A mídia corporativa tradicional trata como uma mera
gafe tal observação surpreendente de Hillary. Mas esse comentário não foi um
erro. Outras insinuações semelhantes sobre o seu financiamento em Wall Street e
sobre o 9/11 foram feitas, em pelo menos uma ocasião anterior na atual
campanha. Ela e seus marqueteiros claramente decidiram que poderiam explorar a
tragédia de 9/11 - quando 3000 pessoas, muitas delas trabalhadores comuns,
morreram - e defender as suas contribuições financeiras para essa elite
hiper-opulenta. Eles não têm um senso ético básico e utilizam uma tática
sociopata.
Antes de seu comentário, o comedido e nominalmente
socialista Sanders (de quem eu não sou grande fã) disse algo importante, que
refletia o mais elementar bom senso. "Eu nunca escutei um candidato,
nunca”, Bernie observou, "que tivesse recebido enormes quantias dos
senhores do petróleo, do carvão, de Wall Street, do
complexo-industrial-militar; nenhum candidato”. “Ah, estas - estas
contribuições de campanha não vão me influenciar. Eu vou ser independente.
Agora, por que eles injetam milhões em campanha? Eles esperam obter alguma
coisa.

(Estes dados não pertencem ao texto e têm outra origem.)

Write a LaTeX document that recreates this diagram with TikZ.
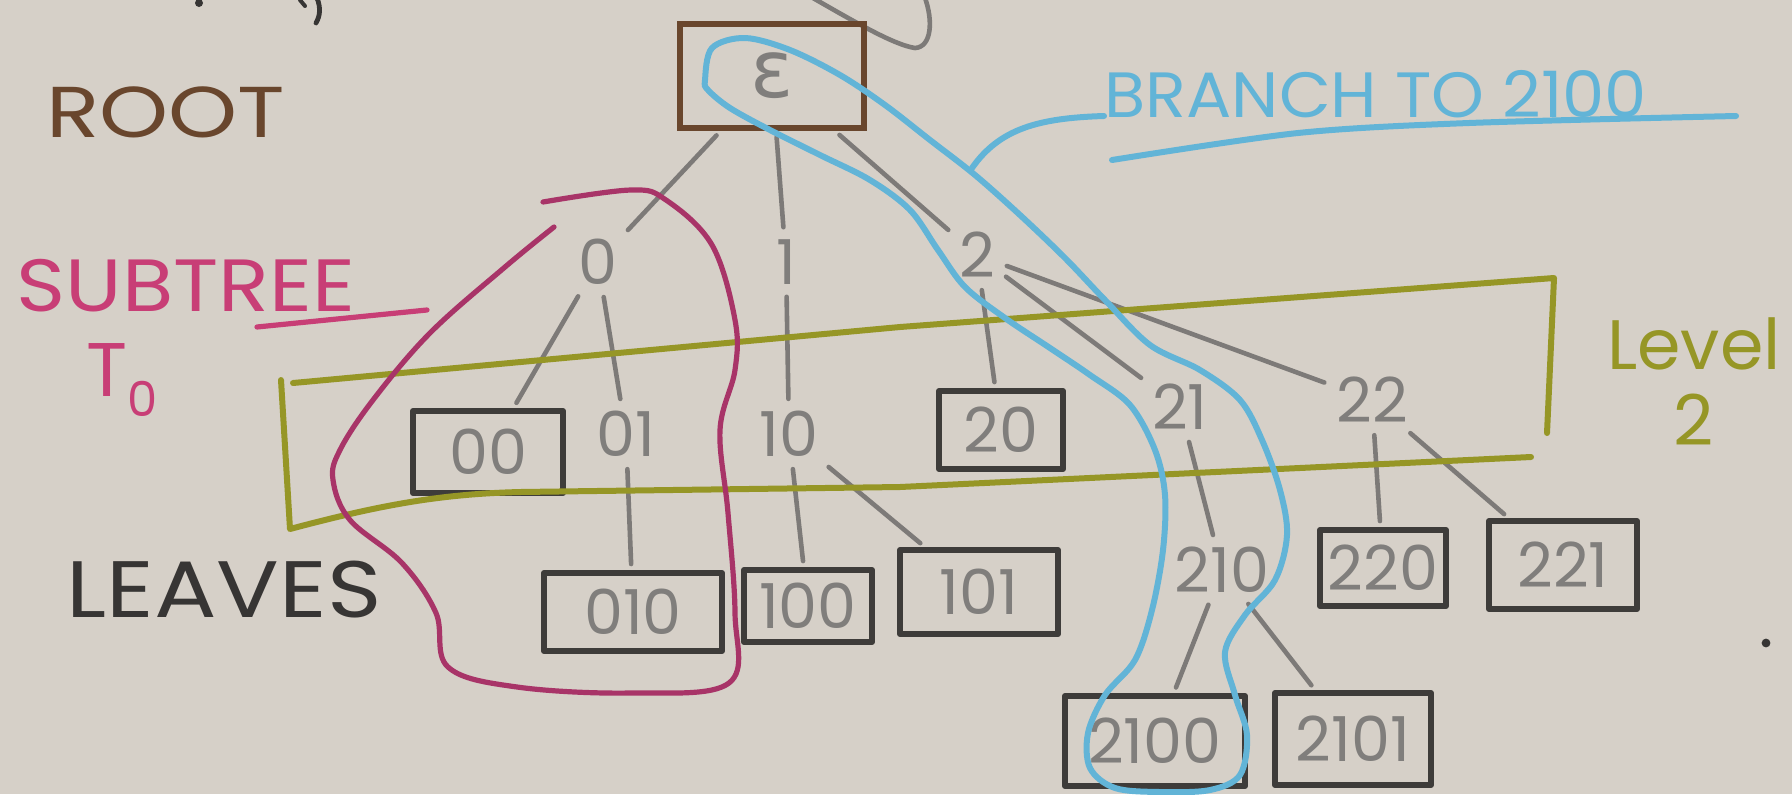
\documentclass[tikz,border=0pt]{standalone}
\usepackage{fontspec}
\setmainfont{Poppins}
\newfontfamily\grkfont{DejaVu Sans}
\definecolor{paper}{RGB}{214,208,200}
\definecolor{nodegray}{RGB}{128,126,124}
\definecolor{edgegray}{RGB}{125,122,120}
\definecolor{boxdark}{RGB}{62,60,58}
\definecolor{rootbrown}{RGB}{105,70,45}
\definecolor{pinkline}{RGB}{168,52,104}
\definecolor{pinktext}{RGB}{200,62,118}
\definecolor{olive}{RGB}{150,150,38}
\definecolor{branchblue}{RGB}{98,180,215}
\definecolor{inkdark}{RGB}{55,53,52}
\newcommand\nodefnt{\fontsize{31}{31}\selectfont}
\begin{document}
\begin{tikzpicture}[x=0.5pt,y=-0.5pt,
  tnode/.style={text=nodegray, font=\nodefnt, inner sep=3pt},
  leafbox/.style={draw=boxdark, line width=3pt, text=nodegray, font=\nodefnt, inner sep=0pt, line join=round},
  rootbox/.style={draw=rootbrown, line width=3pt, text=nodegray, inner sep=0pt, minimum width=92pt, minimum height=52pt},
  edge/.style={draw=edgegray, line width=2.3pt, line cap=round, shorten <=3pt, shorten >=3pt},
  oliveline/.style={draw=olive, line width=3pt, line cap=round, line join=round},
  pinkloop/.style={draw=pinkline, line width=2.6pt, line cap=round},
  blueloop/.style={draw=branchblue, line width=3pt, line cap=round},
  label/.style={inner sep=0pt}
]
\useasboundingbox (0,0) rectangle (1792,794);
\fill[paper] (0,0) rectangle (1792,794);

% cut-off strokes at the top edge
\fill[inkdark] (199,3) circle (2pt);
\draw[inkdark, line width=2pt, line cap=round] (300,0) -- (305,6);
\draw[inkdark, line width=2.4pt, line cap=round] (317,-2) .. controls (321,8) and (320,16) .. (316,23);
\draw[edgegray, line width=2.3pt, line cap=round] (813,-2) .. controls (860,25) and (895,45) .. (915,48) .. controls (932,47) and (933,20) .. (925,-2);

% nodes
\node[rootbox] (eps) at (772,76) {\grkfont\fontsize{40}{40}\selectfont ε};
\node[tnode] (n0) at (598,262) {0};
\node[tnode] (n1) at (786,262) {1};
\node[tnode] (n2) at (977,255) {2};
\node[leafbox, minimum width=75pt, minimum height=41pt] (n00) at (488,452) {00};
\node[tnode] (n01) at (626,434) {01};
\node[tnode] (n10) at (789,434) {10};
\node[leafbox, minimum width=62pt, minimum height=39pt] (n20) at (1001,430) {20};
\node[tnode] (n21) at (1180,407) {21};
\node[tnode] (n22) at (1372,400) {22};
\node[leafbox, minimum width=89pt, minimum height=39pt] (n010) at (633,612) {010};
\node[leafbox, minimum width=64pt, minimum height=36pt] (n100) at (808,606) {100};
\node[leafbox, minimum width=79pt, minimum height=42pt] (n101) at (979,592) {101};
\node[tnode] (n210) at (1222,570) {210};
\node[leafbox, minimum width=63pt, minimum height=38pt] (n220) at (1383,568) {220};
\node[leafbox, minimum width=74pt, minimum height=44pt] (n221) at (1563,565) {221};
\node[leafbox, minimum width=90pt, minimum height=45pt] (n2100) at (1155,741) {2100};
\node[leafbox, minimum width=78pt, minimum height=46pt] (n2101) at (1353,739) {2101};

% tree edges
\draw[edge] (eps) -- (n0);
\draw[edge] (eps) -- (n1);
\draw[edge] (eps) -- (n2);
\draw[edge] (n0) -- (n00);
\draw[edge] (n0) -- (n01);
\draw[edge] (n1) -- (n10);
\draw[edge] (n2) -- (n20);
\draw[edge] (n2) -- (n21);
\draw[edge] (n2) -- (n22);
\draw[edge] (n01) -- (n010);
\draw[edge] (n10) -- (n100);
\draw[edge] (n10) -- (n101);
\draw[edge] (n21) -- (n210);
\draw[edge] (n22) -- (n220);
\draw[edge] (n22) -- (n221);
\draw[edge] (n210) -- (n2100);
\draw[edge] (n210) -- (n2101);

% level 2 frame
\draw[oliveline] (293,383) -- (900,327) -- (1554,278) -- (1547,433);
\draw[oliveline] (281,380) -- (290,529) .. controls (380,505) and (440,494) .. (520,492) -- (900,487) -- (1531,457);
\node[label, text=olive, font=\fontsize{35}{38}\selectfont, align=center] (lvl) at (1694,382) {Level\\2};

% subtree T0 outline
\draw[pinkloop] plot[smooth, tension=0.6] coordinates {(554,227) (505,267) (430,333) (373,400) (340,450) (333,480) (350,520) (402,563) (436,613) (448,667) (517,687) (631,693) (729,683) (735,613) (728,513) (720,430) (735,370) (735,320) (712,245) (666,200) (631,190) (543,202)};
\node[label, text=pinktext, font=\fontsize{37}{37}\selectfont] (subtree) at (186,286) {\scalebox{1.13}[1]{SUBTREE}};
\draw[pinkloop, draw=pinktext] (257,327) -- (427,310);
\node[label, text=pinktext, font=\fontsize{38}{38}\selectfont] (tzero) at (122,380) {T\raisebox{-0.5ex}{\fontsize{24}{24}\selectfont 0}};

% branch to 2100
\draw[blueloop] plot[smooth cycle, tension=0.55] coordinates {(705,80) (712,48) (745,38) (790,50) (840,75) (885,105) (930,140) (975,175) (1020,215) (1065,258) (1105,300) (1150,345) (1200,370) (1240,400) (1262,440) (1280,490) (1287,535) (1275,580) (1245,615) (1225,652) (1235,695) (1247,735) (1240,775) (1210,790) (1160,792) (1115,788) (1090,768) (1088,733) (1105,695) (1135,660) (1152,610) (1163,550) (1165,495) (1155,450) (1130,405) (1090,375) (1050,348) (1005,318) (965,287) (938,250) (910,210) (870,180) (820,155) (770,130) (730,108) (708,90)};
\coordinate (leadA) at (972,168);
\node[label, text=branchblue, font=\fontsize{32}{32}\selectfont, anchor=west] (branch) at (1104,94) {\scalebox{1.05}[1]{BRANCH TO 2100}};
\draw[blueloop] (leadA) .. controls (1000,128) and (1040,118) .. (branch.west |- 0,116);
\draw[blueloop] plot[smooth] coordinates {(1112,160) (1298,133) (1469,123) (1736,116)};

% side labels
\node[label, text=rootbrown, font=\fontsize{36}{36}\selectfont] (root) at (166,112) {\scalebox{1.22}[1]{ROOT}};
\node[label, text=inkdark, font=\fontsize{40}{40}\selectfont] (leaves) at (224,590) {\scalebox{1.16}[1]{LEAVES}};

% stray dot
\fill[inkdark] (1766,643) circle (2.2pt);
\end{tikzpicture}
\end{document}
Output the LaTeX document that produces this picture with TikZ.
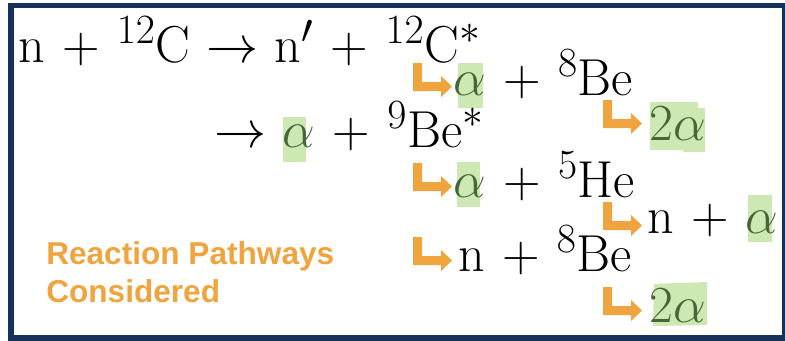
\RequirePackage{fix-cm}
\documentclass[tikz,border=0pt]{standalone}
\usepackage{fontspec}
\newfontfamily\labelfont{Liberation Sans}
\DeclareMathSizes{39}{39}{31.2}{23}
\medmuskip=6mu
\thickmuskip=5.6mu
\definecolor{navy}{HTML}{17325A}
\definecolor{orng}{HTML}{F0A43E}
\definecolor{hlgreen}{HTML}{CDE8B2}
\definecolor{agreen}{HTML}{46663A}
\newcommand{\ga}{{\color{agreen}\alpha}}
\tikzset{
  eq/.style={anchor=base west, inner sep=0pt, font=\fontsize{39}{47}\selectfont},
  lbl/.style={anchor=base west, inner sep=0pt, text=orng, font=\labelfont\bfseries\fontsize{23.7}{28}\selectfont},
  hl/.style={fill=hlgreen},
  elbow/.pic={\fill[orng] (0,0) -- (9,0) -- (9,19) -- (28,19) -- (28,13) -- (39,23.5) -- (28,34) -- (28,28) -- (0,28) -- cycle;}
}
\begin{document}
\begin{tikzpicture}[x=0.75pt,y=-0.75pt]
\useasboundingbox (0,0) rectangle (785,340);
\clip (0,0) rectangle (785,340);
\fill[white] (0,0) rectangle (785,340);
% highlight boxes
\fill[hl] (458,63) rectangle (483,108);
\fill[hl] (283,117) rectangle (306,162);
\fill[hl] (650,102) -- (698,102) -- (698,108) -- (705,108) -- (705,152) -- (683,152) -- (683,150) -- (650,150) -- cycle;
\fill[hl] (457,162) rectangle (480,207);
\fill[hl] (748,195) rectangle (772,242);
\fill[hl] (654,284) -- (707,282) -- (707,325) -- (653,326) -- cycle;
% equations
\node[eq] (l1) at (18,62) {$\mathrm{n} + {}^{12}\mathrm{C} \rightarrow \mathrm{n}' + {}^{12}\mathrm{C}^{*}$};
\node[eq] (l2) at (453,95) {$\ga + {}^{8}\mathrm{Be}$};
\node[eq] (l2b) at (649,140) {$\color{agreen}2\alpha$};
\node[eq] (l3) at (214,147) {$\rightarrow \ga + {}^{9}\mathrm{Be}^{*}$};
\node[eq] (l4) at (453,197) {$\ga + {}^{5}\mathrm{He}$};
\node[eq] (l5) at (647,233) {$\mathrm{n} + \ga$};
\node[eq] (l6) at (458,271) {$\mathrm{n} + {}^{8}\mathrm{Be}$};
\node[eq] (l7) at (649,322) {$\color{agreen}2\alpha$};
% elbow arrows
\pic (a1) at (413,63) {elbow};
\pic (a2) at (603,100) {elbow};
\pic (a3) at (413,163) {elbow};
\pic (a4) at (603,202) {elbow};
\pic (a5) at (413,237) {elbow};
\pic (a6) at (603,287) {elbow};
% label
\node[lbl] (t1) at (46,264.5) {Reaction Pathways};
\node[lbl] (t2) at (46,302) {Considered};
% frame
\draw[navy, line width=4.1pt] (11,5.5) rectangle (784.5,338);
\end{tikzpicture}
\end{document}
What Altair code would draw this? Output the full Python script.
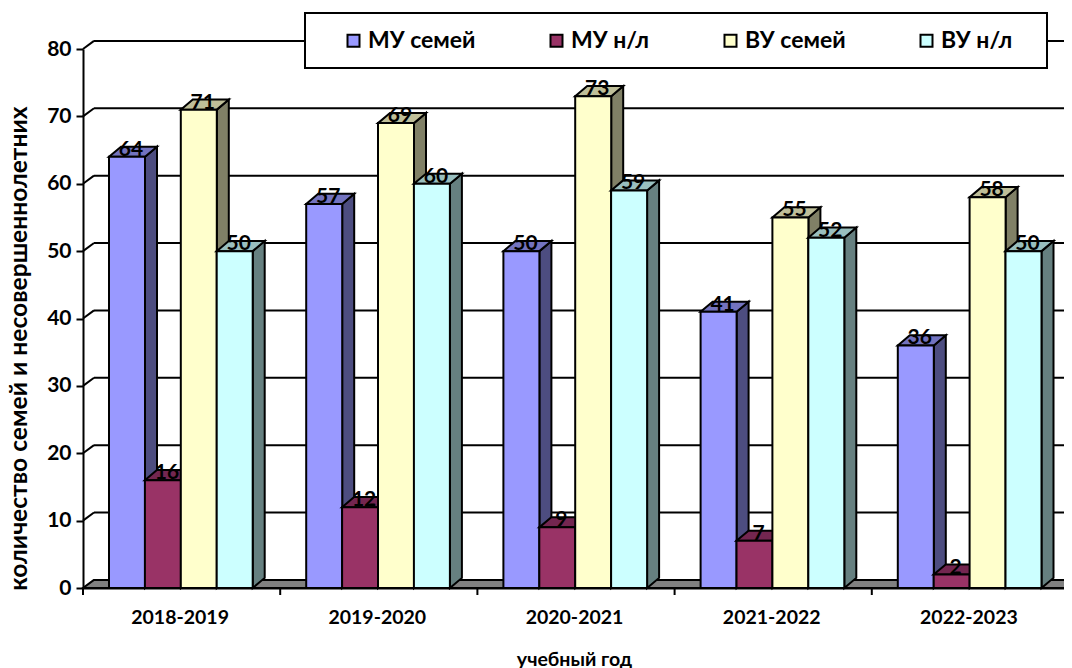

Todo mundo sabe disso".
Hillary Clinton se ofendeu, dizendo que esta
declaração foi feita para "impugnar sua integridade". Sanders negou,
argumentando que a verdadeira questão aqui se trata de "um sistema de
financiamento de campanha corrupto", mas a verdade é que ele coloca a
integridade moral de Clinton em cheque, embora muito suavemente. Com efeito, a
subseqüente sobrancelha sensibilizada de Hillary sugere que ele estava certo -
e deve seguir assim com mais força e de forma abrangente nos próximos dias e
semanas, se é que ele fala sério sobre uma alternativa progressista para a
máquina de Clinton (algo sobre o que eu tenho sérias dúvidas). Onde fica a
integridade de quem se aproveita das mortes de milhares de nova-iorquinos em
2001 para defender o seu patrocínio por alguns poucos ricos?
Em uma cultura política decente, o comentário de
Hillary levaria à suspensão da sua campanha falsamente progressista. Na atual
cultura política midiática que reina nos EUA, sua "gafe"
provavelmente vai sumir rapidamente enquanto ela segue em sua inevitável
nomeação democrata encharcada de dólares.